Il existe bien un code moral, mais il n’est reconnu à ce jour par aucun organe fédéral. La plupart des centres d’appels opérant en Suisse sont représentés par Callnet.ch.
Tous ses membres s’engagent à protéger les données des clients appelés, à répondre à des principes de clarté et de vérité au lancement d’un appel, à ne pas appeler en dehors des heures habituellement permises, et à éviter les formules de vente dites trop suggestives, voire agressives. La plupart du temps, ces critères semblent respectés. Les caisses maladie sont en première ligne puisqu’elles aussi pratiquent régulièrement le démarchage au téléphone. En ce qui les concerne, trois lacunes existent dans le code de conduite :
– Premièrement, la fréquence des appels n’y est nullement mentionnée, et c’est pourtant cette fréquence qui fait l’objet du plus grand mécontentement. Un exemple simple peut le prouver : un client a beau demander avec empressement à son interlocuteur que son nom soit rayé de la liste, la plupart du temps cela n’a aucun effet et les appels ne cessent que le jour où une plainte en bonne et due forme est déposée… Une plainte qui n’aboutit jamais, la procédure étant très compliquée. Les démarcheurs ne sont ainsi jamais sanctionnés. Mais, au fond, où se situe véritablement la limite entre harcèlement et agressivité ? Au premier abord, cette frontière semble délicate à tracer… Aucune législation ne la délimite.
– Deuxièmement, une question de fond s’impose : peut-on spéculer sur des questions qui relèvent de la santé par la magie d’un entretien téléphonique qui n’excède jamais plus de cinq minutes ?
« Oui », rétorquent les call centers mandatés par les assureurs, puisque l’assentiment oral du démarché ne conduit qu’à un dialogue, voire à un conseil, qui n’engage pas la personne démarchée à changer quoi que ce soit dans l’édifice de ses prestations. Mais la parade semble là toute trouvée, et insatisfaisante, le conseiller ne recherchant pas la distraction, mais la réussite de l’opération de courtage.
L’assentiment oral est également sujet à caution. Certaines personnes n’ont pas la force de refuser ou de contrevenir au marché proposé, ou quelquefois n’ont pas la possibilité par incompréhension de la langue. Mais le mal est fait, un accord oral a la même valeur qu’un contrat signé.
– Ce qui nous amène au troisième point : en Suisse, la possibilité de se rétracter n’est pas sérieusement encadrée. Il n’existe à ce jour aucune disposition claire. En Allemagne, une loi sans équivoque est entrée en vigueur en 2009. Tout contrat conclu par téléphone peut être annulé par le client. Le télémarketing déloyal est sanctionné d’une amende pouvant atteindre 10000 euros dès la simple utilisation de numéros masqués…

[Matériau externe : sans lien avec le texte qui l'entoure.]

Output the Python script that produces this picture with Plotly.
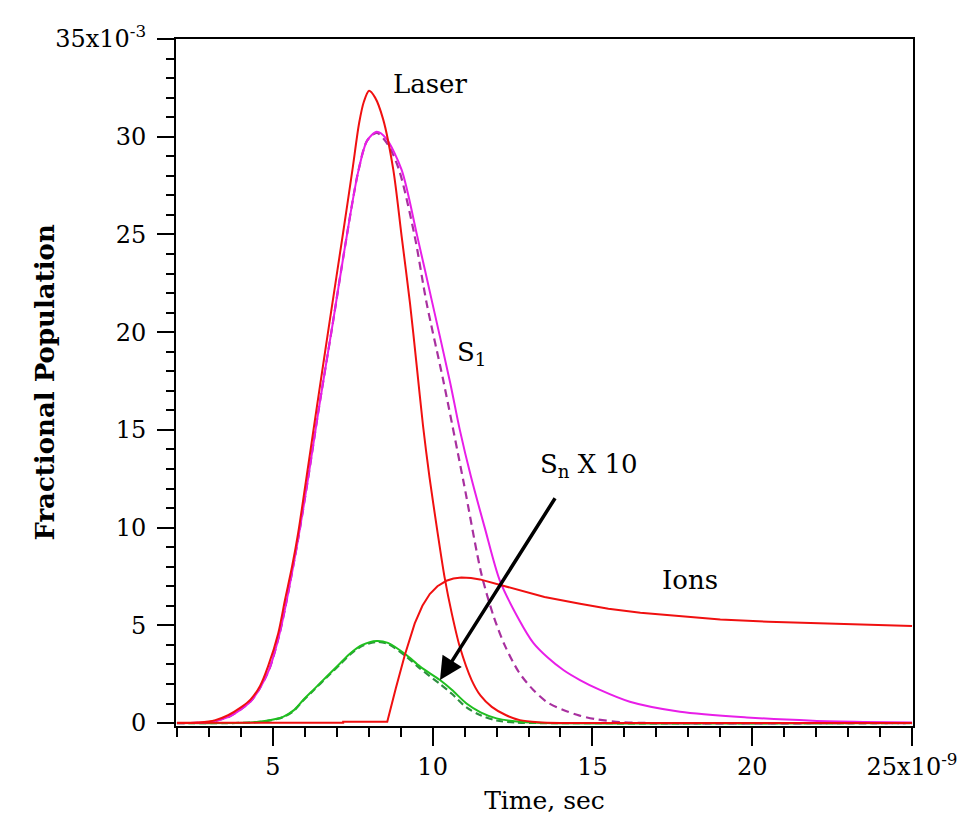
import plotly.graph_objects as go

# time in ns (axis shows x10^-9 s), population in units of 1e-3
laser_t = [2.0, 2.7, 3.2, 3.6, 4.0, 4.3, 4.6, 4.85, 5.17, 5.38, 5.6, 5.79, 6.1, 6.38, 6.8, 7.2, 7.49, 7.7, 7.85, 8.01,
           8.2, 8.45, 8.77, 9.03, 9.29, 9.5, 9.7, 9.9, 10.15, 10.38, 10.6, 10.85, 11.22, 11.5, 11.85, 12.3, 12.73, 13.3, 14.0, 25.0]
laser_y = [0.0, 0.03, 0.15, 0.4, 0.8, 1.2, 1.9, 2.9, 4.6, 6.3, 8.0, 9.7, 13.1, 16.2, 20.8, 25.1, 28.3, 30.7, 31.8, 32.35,
           32.0, 30.9, 28.3, 24.9, 21.5, 18.3, 15.2, 12.6, 9.8, 7.4, 5.6, 3.9, 2.2, 1.4, 0.83, 0.4, 0.15, 0.04, 0.0, 0.0]

s1_t = [2.0, 3.0, 3.6, 4.0, 4.3, 4.6, 4.9, 5.2, 5.4, 5.8, 6.12, 6.42, 6.87, 7.25, 7.67, 7.95, 8.25, 8.55, 9.03, 9.52,
        9.99, 10.55, 10.85, 11.2, 11.63, 12.1, 12.7, 13.15, 13.6, 14.1, 14.61, 15.2, 16.17, 17.74, 19.83, 21.9, 23.5, 25.0]
s1_y = [0.0, 0.05, 0.3, 0.7, 1.1, 1.8, 2.8, 4.5, 6.0, 9.5, 12.7, 15.9, 20.4, 24.3, 28.2, 29.8, 30.25, 29.9, 28.3, 24.9,
        21.5, 17.4, 15.0, 12.6, 10.0, 7.3, 5.3, 4.1, 3.35, 2.7, 2.2, 1.72, 1.09, 0.58, 0.29, 0.12, 0.06, 0.03]

s1_dash_t = [2.0, 3.0, 3.6, 4.0, 4.3, 4.6, 4.9, 5.2, 5.4, 5.8, 6.12, 6.42, 6.87, 7.25, 7.67, 7.95, 8.25, 8.6, 8.95, 9.44,
             9.81, 10.33, 10.96, 11.53, 11.9, 12.25, 12.7, 13.15, 13.6, 14.09, 14.6, 15.13, 15.9, 17.0, 25.0]
s1_dash_y = [0.0, 0.05, 0.3, 0.7, 1.1, 1.8, 2.8, 4.5, 6.0, 9.5, 12.7, 15.9, 20.4, 24.3, 28.2, 29.8, 30.2, 29.6, 28.3, 24.9,
             21.5, 17.55, 12.4, 7.6, 5.5, 4.0, 2.6, 1.69, 1.05, 0.67, 0.38, 0.19, 0.05, 0.0, 0.0]

sn_t = [2.0, 3.5, 4.3, 4.8, 5.32, 5.65, 5.95, 6.3, 6.68, 7.1, 7.41, 7.8, 8.25, 8.6, 9.18, 9.6, 10.23, 10.6, 11.06,
        11.5, 12.0, 12.8, 13.5, 25.0]
sn_y = [0.0, 0.0, 0.03, 0.12, 0.32, 0.65, 1.18, 1.75, 2.37, 3.05, 3.55, 4.0, 4.2, 4.1, 3.48, 2.9, 2.2, 1.7, 1.0,
        0.55, 0.24, 0.05, 0.0, 0.0]

sn_dash_t = [2.0, 3.5, 4.3, 4.8, 5.32, 5.65, 5.95, 6.3, 6.68, 7.1, 7.41, 7.8, 8.25, 8.6, 9.18, 9.6, 10.23, 10.6, 11.06,
             11.5, 12.0, 12.6, 13.5, 25.0]
sn_dash_y = [0.0, 0.0, 0.02, 0.1, 0.3, 0.62, 1.15, 1.72, 2.33, 3.0, 3.5, 3.95, 4.15, 4.05, 3.4, 2.8, 2.0, 1.5, 0.8,
             0.4, 0.13, 0.03, 0.0, 0.0]

ions_t = [2.0, 7.2, 7.2, 8.58, 8.85, 9.13, 9.44, 9.68, 9.91, 10.15, 10.43, 10.65, 10.9, 11.2, 11.48, 12.0, 12.52, 13.5,
          14.61, 15.5, 16.5, 17.74, 19.0, 20.5, 21.49, 23.0, 25.0]
ions_y = [0.02, 0.02, 0.07, 0.07, 1.8, 3.48, 5.1, 6.0, 6.6, 7.0, 7.28, 7.4, 7.45, 7.42, 7.35, 7.12, 6.89, 6.45,
          6.1, 5.85, 5.65, 5.47, 5.3, 5.18, 5.13, 5.05, 4.97]

x_tickvals = [5, 10, 15, 20, 25]
x_ticktext = ["5", "10", "15", "20", "25x10<sup>-9</sup>"]
y_tickvals = [0, 5, 10, 15, 20, 25, 30, 35]
y_ticktext = ["0", "5", "10", "15", "20", "25", "30", "35x10<sup>-3</sup>"]

FONT = "DejaVu Serif"
RED = "#f01010"
MAGENTA = "#e81ee8"
PURPLE = "#a8309f"
GREEN = "#1fbf1f"
DGREEN = "#2e9040"
SM = 0.8

fig = go.Figure()
fig.add_trace(go.Scatter(x=sn_dash_t, y=sn_dash_y, mode="lines", line=dict(color=DGREEN, width=2.2, dash="7px,4px", shape="spline", smoothing=SM), name="Sn (dashed)"))
fig.add_trace(go.Scatter(x=sn_t, y=sn_y, mode="lines", line=dict(color=GREEN, width=2, shape="spline", smoothing=SM), name="Sn x 10"))
fig.add_trace(go.Scatter(x=s1_dash_t, y=s1_dash_y, mode="lines", line=dict(color=PURPLE, width=2.2, dash="8px,5px", shape="spline", smoothing=SM), name="S1 (dashed)"))
fig.add_trace(go.Scatter(x=s1_t, y=s1_y, mode="lines", line=dict(color=MAGENTA, width=2, shape="spline", smoothing=SM), name="S1"))
fig.add_trace(go.Scatter(x=ions_t, y=ions_y, mode="lines", line=dict(color=RED, width=2), name="Ions"))
fig.add_trace(go.Scatter(x=laser_t, y=laser_y, mode="lines", line=dict(color=RED, width=2, shape="spline", smoothing=SM), name="Laser"))

ann_font = dict(family=FONT, size=26, color="black")
fig.add_annotation(x=9.91, y=32.7, text="Laser", showarrow=False, font=ann_font)
fig.add_annotation(x=11.23, y=18.9, text="S<sub>1</sub>", showarrow=False, font=ann_font)
fig.add_annotation(x=14.89, y=13.2, text="S<sub>n</sub> X 10", showarrow=False, font=ann_font)
fig.add_annotation(x=18.05, y=7.32, text="Ions", showarrow=False, font=ann_font)
fig.add_annotation(x=10.23, y=2.2, ax=13.86, ay=11.58, xref="x", yref="y", axref="x", ayref="y",
                   text="", showarrow=True, arrowhead=2, arrowsize=1.3, arrowwidth=3.5, arrowcolor="black")
# y-axis title placed as a rotated annotation for exact positioning
fig.add_annotation(x=-0.179, y=0.5, xref="paper", yref="paper", xanchor="center", yanchor="middle",
                   text="<b>Fractional Population</b>", textangle=-90, showarrow=False,
                   font=dict(family=FONT, size=26, color="black"))

fig.update_layout(
    width=980, height=831,
    margin=dict(l=168, r=75, t=31, b=113),
    paper_bgcolor="white", plot_bgcolor="white",
    showlegend=False,
    font=dict(family=FONT, size=24, color="black"),
    xaxis=dict(range=[1.97, 25.03], tickvals=x_tickvals, ticktext=x_ticktext,
               ticks="outside", ticklen=18, tickwidth=2, tickcolor="black",
               minor=dict(dtick=1, tick0=0, ticks="outside", ticklen=9, tickwidth=2, tickcolor="black"),
               showline=True, linecolor="black", linewidth=2, mirror=True,
               showgrid=False, zeroline=False, ticklabelstandoff=0,
               tickfont=dict(family=FONT, size=24),
               title=dict(text="Time, sec", font=dict(family=FONT, size=25), standoff=12)),
    yaxis=dict(range=[-0.15, 35.0], tickvals=y_tickvals, ticktext=y_ticktext,
               ticks="outside", ticklen=17, tickwidth=2, tickcolor="black",
               minor=dict(dtick=1, tick0=0, ticks="outside", ticklen=8, tickwidth=2, tickcolor="black"),
               showline=True, linecolor="black", linewidth=2, mirror=True,
               showgrid=False, zeroline=False, ticklabelstandoff=6,
               tickfont=dict(family=FONT, size=24)),
)

fig.write_html("out.html")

Cette législation peut paraître un peu excessive. Mais les nombreuses plaintes face à un phénomène qui avait pris trop d’ampleur a poussé les associations de consommateurs à y mettre un frein. La liste n’est pas exhaustive… La fédération romande des consommateurs tente depuis plusieurs années d’initier le même type de riposte. Pour le moment la FRC accuse l’espace politique suisse de ne pas se soucier du sujet.
La Confédération doit pourtant se prononcer. Soit elle accepte le démarchage téléphonique, et dans ce cas tout est clair et il devient inutile de revenir en arrière, soit elle n’accepte pas, et pose ses conditions. Les assureurs seraient alors contraints de revoir une partie de leur budget dévolue au démarchage.
Déjà pointées du doigt, accusées de ponctionner les plus fragiles quand il est parfois si difficile de joindre les deux bouts, les caisses maladie suisses ont tort de se lancer à tout crin dans des opérations de courtage qui ne les honorent pas et font le jeu des supporters de la caisse unique. Selon les Hôpitaux universitaires de Genève, dans un rapport récemment rendu public, 15% des Genevois ont préféré décliner certains soins de santé pour des raisons économiques entre 2008 et 2009.